Goha posant, Crédit : Institut français du Togo

On se dit que la désolation fera place à l’optimisme quand notre artiste aura quitté le pavillon à problèmes que représente Anakékpé. C’était sans compter sur le pavillon Le Repos où trône une figurine entourée de trois chaises. « L’homme court tout le temps, l’homme s’use. On n’a pas toujours le temps, on court derrière l’argent, on veut avoir de l’argent à tout prix. Et après avoir amassé tout cet argent, à la vieillesse, tu n’arrives même pas à en profiter. Il faut bien profiter de ce qui nous entoure, il y a des gens qui courent derrière l’argent jusqu’à briser leur couple. Les chaises sont là pour nous donner du repos. S’asseoir, voir la nature, respirer, profiter de la vie. Vous voyez trois chaises car l’homme est composé de trois choses : le corps, l’esprit, et l’âme. »

Sur les pas des James Robert Koko Bi, Marc Petit, Ousmane Sow…

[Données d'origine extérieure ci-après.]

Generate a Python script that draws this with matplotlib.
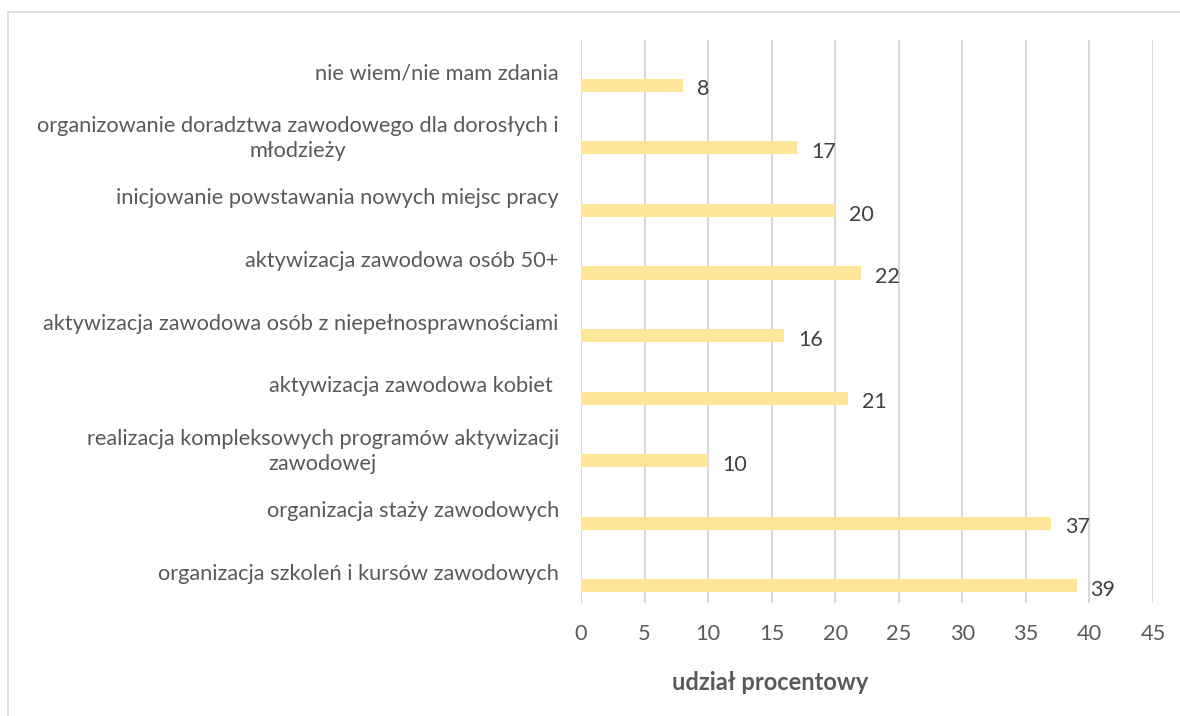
import matplotlib
matplotlib.use("Agg")
import matplotlib.pyplot as plt
from matplotlib.lines import Line2D

# categories listed bottom to top, as drawn
categories = [
    "organizacja szkoleń i kursów zawodowych",
    "organizacja staży zawodowych",
    "realizacja kompleksowych programów aktywizacji\nzawodowej",
    "aktywizacja zawodowa kobiet ",
    "aktywizacja zawodowa osób z niepełnosprawnościami",
    "aktywizacja zawodowa osób 50+",
    "inicjowanie powstawania nowych miejsc pracy",
    "organizowanie doradztwa zawodowego dla dorosłych i\nmłodzieży",
    "nie wiem/nie mam zdania",
]
values = [39, 37, 10, 21, 16, 22, 20, 17, 8]
xticks = [0, 5, 10, 15, 20, 25, 30, 35, 40, 45]

plt.rcParams['font.family'] = ['Lato', 'DejaVu Sans']

fig = plt.figure(figsize=(11.8, 7.16), dpi=100)
ax = fig.add_axes([0.4924, 0.1578, 0.4847, 0.7863])

ypos = [i - 0.224 for i in range(len(categories))]
ax.barh(ypos, values, height=0.21, color="#FFE699", zorder=3)

for y, v in zip(ypos, values):
    ax.annotate(str(v), xy=(v, y), xytext=(10, -3), textcoords="offset points",
                ha="left", va="center", fontsize=15.5, color="#404040")

ax.set_xlim(0, 45)
ax.set_ylim(-0.5, len(categories) - 0.5)
ax.set_xticks(xticks)
ax.set_xticklabels([str(t) for t in xticks])
ax.set_yticks(range(len(categories)))
ax.set_yticklabels(categories, multialignment="center", linespacing=1.35)
ax.tick_params(axis="both", length=0, labelsize=15.7, labelcolor="#595959")
ax.tick_params(axis="y", pad=16)
ax.tick_params(axis="x", pad=15)

ax.grid(axis="x", color="#D9D9D9", linewidth=1.5, zorder=0)
for s in ax.spines.values():
    s.set_visible(False)

fig.text(770 / 1180, 1 - 683 / 716, "udział procentowy", ha="center", va="center",
         fontsize=17, fontweight="bold", color="#595959")

# chart frame
fig.add_artist(Line2D([8 / 1180, 1.0], [1 - 12 / 716, 1 - 12 / 716],
                      transform=fig.transFigure, color="#D9D9D9", linewidth=1.2))
fig.add_artist(Line2D([8 / 1180, 8 / 1180], [0.0, 1 - 12 / 716],
                      transform=fig.transFigure, color="#D9D9D9", linewidth=1.2))

fig.savefig("out.png", dpi=100)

Quand on lui demande quelles sont ses sources d’inspiration, Goha Attiso en évoque plus d’un. « Il y a des sculpteurs qui m’inspirent, et quand je vois leurs œuvres, je les apprécie, comme Marc Petit, James Robert Koko Bi, Ousmane Sow, César. J’aime leurs œuvres parce qu’eux aussi font des géants. Mais ma vraie source d’inspiration c’est la nature».

Charge aux amateurs de l’art d’aller voir ces bijoux.